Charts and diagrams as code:
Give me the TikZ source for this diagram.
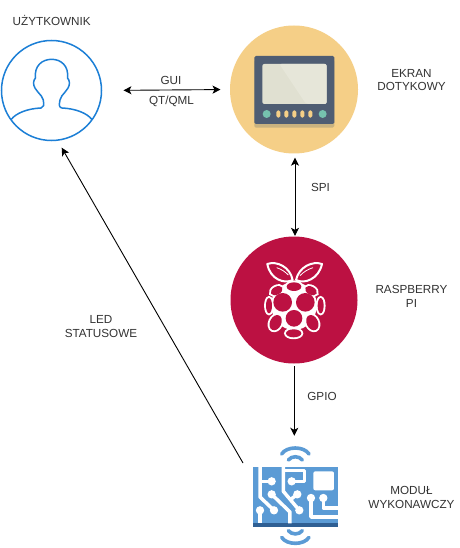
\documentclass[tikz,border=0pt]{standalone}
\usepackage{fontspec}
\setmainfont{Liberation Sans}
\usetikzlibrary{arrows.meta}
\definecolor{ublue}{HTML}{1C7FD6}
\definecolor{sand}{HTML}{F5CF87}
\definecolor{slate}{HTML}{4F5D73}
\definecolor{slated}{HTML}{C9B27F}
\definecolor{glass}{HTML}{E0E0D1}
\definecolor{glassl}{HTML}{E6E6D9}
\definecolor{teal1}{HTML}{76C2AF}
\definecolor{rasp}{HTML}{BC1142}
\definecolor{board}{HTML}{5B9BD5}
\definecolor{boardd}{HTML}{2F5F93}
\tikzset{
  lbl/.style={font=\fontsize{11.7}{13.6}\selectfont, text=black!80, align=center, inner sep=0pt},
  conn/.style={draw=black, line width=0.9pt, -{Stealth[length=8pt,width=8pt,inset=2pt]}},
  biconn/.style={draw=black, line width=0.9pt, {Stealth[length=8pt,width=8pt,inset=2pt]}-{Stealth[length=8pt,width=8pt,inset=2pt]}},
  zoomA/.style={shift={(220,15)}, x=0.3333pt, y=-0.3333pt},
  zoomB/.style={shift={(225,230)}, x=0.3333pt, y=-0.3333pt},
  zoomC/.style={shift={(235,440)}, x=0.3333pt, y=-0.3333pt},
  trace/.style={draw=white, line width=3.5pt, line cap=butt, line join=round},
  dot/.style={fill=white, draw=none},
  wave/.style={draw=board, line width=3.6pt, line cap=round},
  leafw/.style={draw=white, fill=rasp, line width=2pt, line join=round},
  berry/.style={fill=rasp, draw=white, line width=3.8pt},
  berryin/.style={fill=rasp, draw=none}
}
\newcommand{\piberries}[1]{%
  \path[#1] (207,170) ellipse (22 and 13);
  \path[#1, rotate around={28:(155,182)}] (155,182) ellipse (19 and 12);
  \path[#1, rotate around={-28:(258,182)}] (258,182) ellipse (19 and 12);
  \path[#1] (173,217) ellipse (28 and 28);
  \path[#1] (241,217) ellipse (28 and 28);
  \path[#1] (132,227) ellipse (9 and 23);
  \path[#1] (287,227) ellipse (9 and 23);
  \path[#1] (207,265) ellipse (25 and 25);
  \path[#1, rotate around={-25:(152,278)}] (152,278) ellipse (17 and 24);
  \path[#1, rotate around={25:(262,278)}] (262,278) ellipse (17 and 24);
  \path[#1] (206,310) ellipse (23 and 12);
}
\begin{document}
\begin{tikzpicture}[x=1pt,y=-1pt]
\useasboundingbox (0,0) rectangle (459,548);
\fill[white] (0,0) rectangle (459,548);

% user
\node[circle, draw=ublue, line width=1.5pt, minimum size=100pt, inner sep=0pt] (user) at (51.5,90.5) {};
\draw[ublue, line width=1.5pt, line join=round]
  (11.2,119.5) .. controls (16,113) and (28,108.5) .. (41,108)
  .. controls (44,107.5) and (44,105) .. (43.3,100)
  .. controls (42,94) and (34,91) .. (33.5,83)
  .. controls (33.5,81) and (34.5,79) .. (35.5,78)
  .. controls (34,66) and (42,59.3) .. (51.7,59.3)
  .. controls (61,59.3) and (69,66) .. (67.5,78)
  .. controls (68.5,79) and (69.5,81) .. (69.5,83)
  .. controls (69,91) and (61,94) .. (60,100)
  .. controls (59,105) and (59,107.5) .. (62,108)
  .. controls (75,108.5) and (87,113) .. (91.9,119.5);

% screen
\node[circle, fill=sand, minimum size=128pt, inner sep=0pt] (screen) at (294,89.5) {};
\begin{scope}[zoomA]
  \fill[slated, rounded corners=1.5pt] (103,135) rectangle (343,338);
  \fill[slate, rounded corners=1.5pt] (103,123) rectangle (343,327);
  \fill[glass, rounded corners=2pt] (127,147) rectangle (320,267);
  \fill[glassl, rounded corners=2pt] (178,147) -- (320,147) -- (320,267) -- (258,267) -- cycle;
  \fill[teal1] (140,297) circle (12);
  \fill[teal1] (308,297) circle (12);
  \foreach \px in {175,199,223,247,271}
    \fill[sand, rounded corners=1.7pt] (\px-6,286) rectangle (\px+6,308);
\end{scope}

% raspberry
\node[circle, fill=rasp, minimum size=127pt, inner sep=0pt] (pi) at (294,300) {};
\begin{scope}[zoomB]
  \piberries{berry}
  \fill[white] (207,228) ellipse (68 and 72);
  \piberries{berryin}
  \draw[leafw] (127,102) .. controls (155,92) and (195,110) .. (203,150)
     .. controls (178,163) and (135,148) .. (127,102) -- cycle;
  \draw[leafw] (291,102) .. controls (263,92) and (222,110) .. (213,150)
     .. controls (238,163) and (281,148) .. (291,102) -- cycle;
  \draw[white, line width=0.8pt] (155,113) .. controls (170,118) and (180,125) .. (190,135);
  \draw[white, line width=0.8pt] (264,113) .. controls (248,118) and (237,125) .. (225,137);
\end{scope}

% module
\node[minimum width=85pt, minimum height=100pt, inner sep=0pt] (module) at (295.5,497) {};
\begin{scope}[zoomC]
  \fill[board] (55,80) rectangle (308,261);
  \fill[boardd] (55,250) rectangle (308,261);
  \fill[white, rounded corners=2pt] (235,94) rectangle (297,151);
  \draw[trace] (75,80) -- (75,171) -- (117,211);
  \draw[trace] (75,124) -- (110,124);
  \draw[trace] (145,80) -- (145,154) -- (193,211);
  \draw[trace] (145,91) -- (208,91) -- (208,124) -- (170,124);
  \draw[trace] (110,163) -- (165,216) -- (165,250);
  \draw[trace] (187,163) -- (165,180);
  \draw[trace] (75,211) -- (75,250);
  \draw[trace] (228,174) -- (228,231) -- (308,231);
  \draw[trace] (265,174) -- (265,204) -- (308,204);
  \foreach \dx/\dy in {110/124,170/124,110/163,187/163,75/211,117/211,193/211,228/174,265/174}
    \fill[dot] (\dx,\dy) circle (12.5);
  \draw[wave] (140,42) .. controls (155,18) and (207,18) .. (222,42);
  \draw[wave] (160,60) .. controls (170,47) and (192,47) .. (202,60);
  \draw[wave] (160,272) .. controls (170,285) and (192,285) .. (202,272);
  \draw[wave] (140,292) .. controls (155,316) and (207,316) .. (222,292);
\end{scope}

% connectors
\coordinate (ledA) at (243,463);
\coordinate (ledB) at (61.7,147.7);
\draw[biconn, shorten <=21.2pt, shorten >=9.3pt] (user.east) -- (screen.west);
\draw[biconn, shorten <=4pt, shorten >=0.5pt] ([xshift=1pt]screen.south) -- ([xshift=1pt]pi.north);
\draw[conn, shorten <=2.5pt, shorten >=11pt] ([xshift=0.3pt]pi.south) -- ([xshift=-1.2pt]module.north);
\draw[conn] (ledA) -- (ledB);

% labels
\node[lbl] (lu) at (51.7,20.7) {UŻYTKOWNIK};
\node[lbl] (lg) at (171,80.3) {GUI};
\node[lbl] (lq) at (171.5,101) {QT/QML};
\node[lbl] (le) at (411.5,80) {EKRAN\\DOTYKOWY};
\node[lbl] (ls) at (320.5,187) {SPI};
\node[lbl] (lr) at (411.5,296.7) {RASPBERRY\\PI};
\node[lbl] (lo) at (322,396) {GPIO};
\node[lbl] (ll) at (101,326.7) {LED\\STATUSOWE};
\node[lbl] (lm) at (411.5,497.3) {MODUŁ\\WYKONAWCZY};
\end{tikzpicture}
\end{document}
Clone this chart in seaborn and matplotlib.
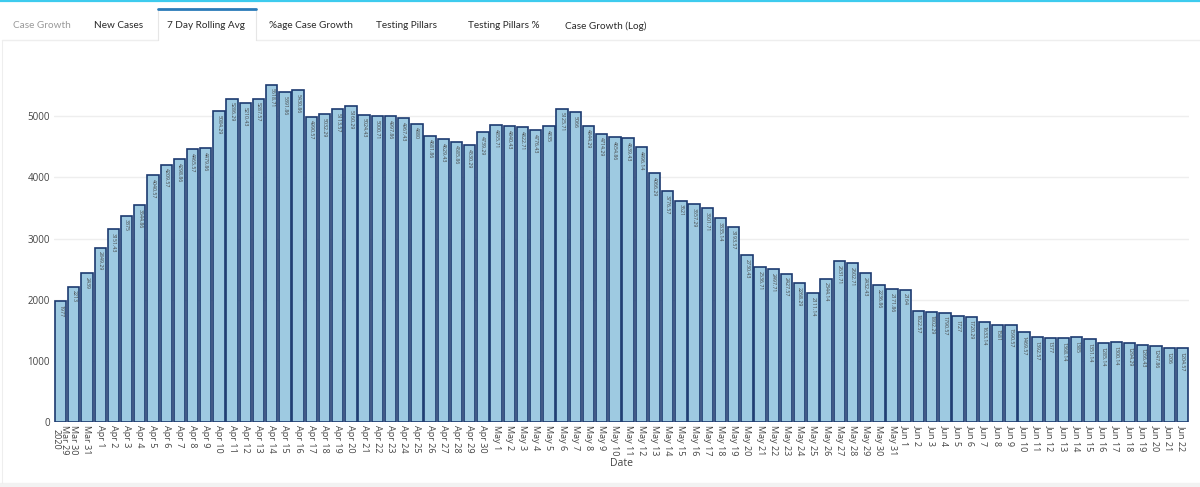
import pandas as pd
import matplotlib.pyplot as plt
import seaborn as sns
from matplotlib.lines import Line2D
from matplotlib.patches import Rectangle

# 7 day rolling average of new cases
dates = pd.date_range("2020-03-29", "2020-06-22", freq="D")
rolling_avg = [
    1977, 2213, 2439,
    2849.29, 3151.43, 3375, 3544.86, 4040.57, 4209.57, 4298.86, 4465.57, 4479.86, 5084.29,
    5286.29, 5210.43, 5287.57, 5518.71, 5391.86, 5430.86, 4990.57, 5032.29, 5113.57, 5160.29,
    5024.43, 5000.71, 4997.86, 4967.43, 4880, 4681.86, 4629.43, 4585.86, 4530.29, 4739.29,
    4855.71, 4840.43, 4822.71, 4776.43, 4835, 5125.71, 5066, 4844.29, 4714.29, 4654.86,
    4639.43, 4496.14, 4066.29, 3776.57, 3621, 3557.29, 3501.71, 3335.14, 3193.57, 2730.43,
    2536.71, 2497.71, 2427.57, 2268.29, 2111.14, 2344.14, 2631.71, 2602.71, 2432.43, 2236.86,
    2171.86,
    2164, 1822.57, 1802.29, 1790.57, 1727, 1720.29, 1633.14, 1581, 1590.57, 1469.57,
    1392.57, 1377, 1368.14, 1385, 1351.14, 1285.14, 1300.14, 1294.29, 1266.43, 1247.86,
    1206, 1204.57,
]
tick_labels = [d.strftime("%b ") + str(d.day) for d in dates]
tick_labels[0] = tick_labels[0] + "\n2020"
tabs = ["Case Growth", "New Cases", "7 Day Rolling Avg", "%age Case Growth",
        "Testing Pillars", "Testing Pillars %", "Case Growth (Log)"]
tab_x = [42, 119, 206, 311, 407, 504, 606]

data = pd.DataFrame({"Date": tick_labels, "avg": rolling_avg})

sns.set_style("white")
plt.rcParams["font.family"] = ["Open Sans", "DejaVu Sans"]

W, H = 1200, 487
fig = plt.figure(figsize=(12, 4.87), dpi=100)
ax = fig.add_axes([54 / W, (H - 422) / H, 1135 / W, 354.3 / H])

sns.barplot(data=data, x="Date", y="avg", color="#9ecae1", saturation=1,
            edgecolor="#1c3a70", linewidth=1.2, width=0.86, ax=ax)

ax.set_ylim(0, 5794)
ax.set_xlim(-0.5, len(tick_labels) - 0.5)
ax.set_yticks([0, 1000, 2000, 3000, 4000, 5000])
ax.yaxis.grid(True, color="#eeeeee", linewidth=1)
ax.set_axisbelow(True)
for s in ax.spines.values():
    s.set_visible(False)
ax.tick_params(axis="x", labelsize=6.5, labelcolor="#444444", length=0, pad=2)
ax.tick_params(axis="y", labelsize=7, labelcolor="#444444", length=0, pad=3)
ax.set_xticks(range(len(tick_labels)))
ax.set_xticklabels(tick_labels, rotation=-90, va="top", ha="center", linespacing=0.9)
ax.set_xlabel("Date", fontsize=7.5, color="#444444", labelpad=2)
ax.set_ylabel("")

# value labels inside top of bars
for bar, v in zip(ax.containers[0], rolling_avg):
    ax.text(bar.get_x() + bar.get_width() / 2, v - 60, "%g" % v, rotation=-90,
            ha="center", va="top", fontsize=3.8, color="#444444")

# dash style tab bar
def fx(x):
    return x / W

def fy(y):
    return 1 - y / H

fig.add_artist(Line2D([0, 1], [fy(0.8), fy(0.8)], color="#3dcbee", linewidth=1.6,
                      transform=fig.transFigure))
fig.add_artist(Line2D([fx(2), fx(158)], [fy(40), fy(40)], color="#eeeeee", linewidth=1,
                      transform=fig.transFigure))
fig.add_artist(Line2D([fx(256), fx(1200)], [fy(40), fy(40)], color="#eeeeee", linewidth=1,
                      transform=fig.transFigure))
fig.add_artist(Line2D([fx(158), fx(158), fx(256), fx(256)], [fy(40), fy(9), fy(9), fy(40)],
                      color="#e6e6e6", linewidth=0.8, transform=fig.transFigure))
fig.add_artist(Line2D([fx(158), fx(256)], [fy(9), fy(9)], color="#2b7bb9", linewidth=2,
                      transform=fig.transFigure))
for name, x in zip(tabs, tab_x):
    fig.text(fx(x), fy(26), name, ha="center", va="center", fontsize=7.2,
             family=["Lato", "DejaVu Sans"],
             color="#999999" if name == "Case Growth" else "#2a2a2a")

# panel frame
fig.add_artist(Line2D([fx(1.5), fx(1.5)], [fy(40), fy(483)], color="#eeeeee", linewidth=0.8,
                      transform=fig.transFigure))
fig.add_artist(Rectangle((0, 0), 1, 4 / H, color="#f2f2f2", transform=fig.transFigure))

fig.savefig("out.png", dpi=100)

Stated task:
From the records above, transcribe exactly the lines starting at the one containing "Clone this chart in seaborn and matplotlib." and ending at the one containing "from matplotlib.patches import Rectangle". Skip the pictures.

Answer to this problem:
Clone this chart in seaborn and matplotlib.
import pandas as pd
import matplotlib.pyplot as plt
import seaborn as sns
from matplotlib.lines import Line2D
from matplotlib.patches import Rectangle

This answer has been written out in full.